Isso depende muito do país. Mas é preciso entender que resíduo é negócio. Na Europa, as empresas assimilaram rapidamente a grande oportunidade que é entrar no mercado de coleta seletiva. Só que lá a separação do lixo acontece com eficiência na ponta final. Antes de assumir a América Latina eu estava a trabalho na Suíça. Lá se as pessoas não levam suas garrafas PET de volta ao supermercado são multadas. Já em outros países é mais fácil estabelecer acordos com as cooperativas de reciclagem.

É o caso do Brasil?
Exato. Aqui trabalhamos com as cooperativas. Ainda que a indústria não seja a dona da marca que chega ao consumidor, não podemos nos eximir da responsabilidade como produtores originais. Até porque somos nós quem temos a tecnologia para fazer a reciclagem. Não temos que discutir de quem é a culpa do plástico no meio ambiente e sim as devidas responsabilidades. São coisas diferentes.

Há algum movimento setorial pensado para dar fim aos resíduos plásticos que se espalharam pelo mundo?
Há quatro anos foi criada a Alliance to End Plastic Waste, movimento liderado pela Basf e que hoje agrupa mais de 100 empresas. O objetivo é estabelecer tecnologias para eliminar os plásticos que hoje estão na terra, nas águas. O trabalho está em curso com conscientização na China, maior fonte de plástico dos oceanos, coletas seletivas no Brasil e até uma cidade completamente sustentável na Argentina.
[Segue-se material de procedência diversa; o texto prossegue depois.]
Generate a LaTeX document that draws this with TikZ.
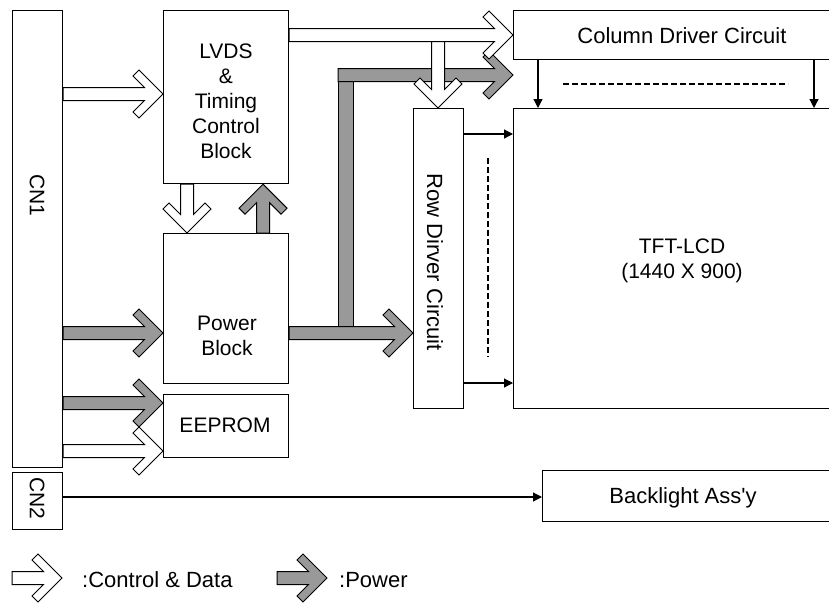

“Não temos que discutir de quem é a culpa do plástico no meio ambiente e sim as devidas responsabilidades. São coisas diferentes” (Crédito:Istock)

Você falou que resíduos são negócios. A Dow está olhando para isso?
Sem dúvida. Queremos que os resíduos plásticos sejam produtos no nosso portfólio. Sustentabilidade não é caridade, no fim do dia tem que ser um negócio.

Na Dow a pressão dos investidores por práticas ESG já se materializou?
Sim. Estive na última reunião de divulgação dos resultados da empresa e é incrível como a maior parte dos investidores institucionais questionaram nosso CEO e CFO sobre ambições ESG. Mas é verdade que estamos falando do mercado de capitais e os investidores usam um olho para medir o longo prazo, como metas de sustentabilidade, e o outro para indicadores de curto prazo, que é o dinheiro que a empresa entrega. É por isso que os objetivos da agenda são desafiadores: eles requerem grandes investimentos para substituir tecnologias que não significam necessariamente crescimento imediato.

Além da sustentabilidade, sua gestão tem agenda forte em diversidade. Como aumentar a inclusão de grupos minorizados?
O primeiro desafio para a inclusão de alguns grupos é a capacitação. No Brasil sabemos que dentro da comunidade preta e parda há problemas de educação. No processo é preciso considerar isso. Depois é necessário ter programas de capacitação agressivos, intencionais e direcionados. Uma mudança que tivemos que fazer foi parar de exigir inglês. Somos uma empresa americana, mas essa era uma barreira. Agora, nós ensinamos inglês. Finalmente chegamos ao desafio de construir um ambiente inclusivo.

Como a Dow está neste retrato?
Quando uma mulher entra na Dow, olha para o meu time de líderes da América Latina e vê que mais de 50% são mulheres, ela sabe que tem chance de chegar lá. Quando um membro LGBT entra e vê que o presidente, no caso eu, sou gay, sabe que ali tem oportunidade. Se um preto chega e vê que o diretor Financeiro é preto, ele sabe que terá espaço. E garanto que todos cresceram pela sua capacidade. Meritocracia é importante, mas não dá para exercitá-la se os profissionais partem de uma situação de desigualdade. É nisso que a Dow está trabalhando.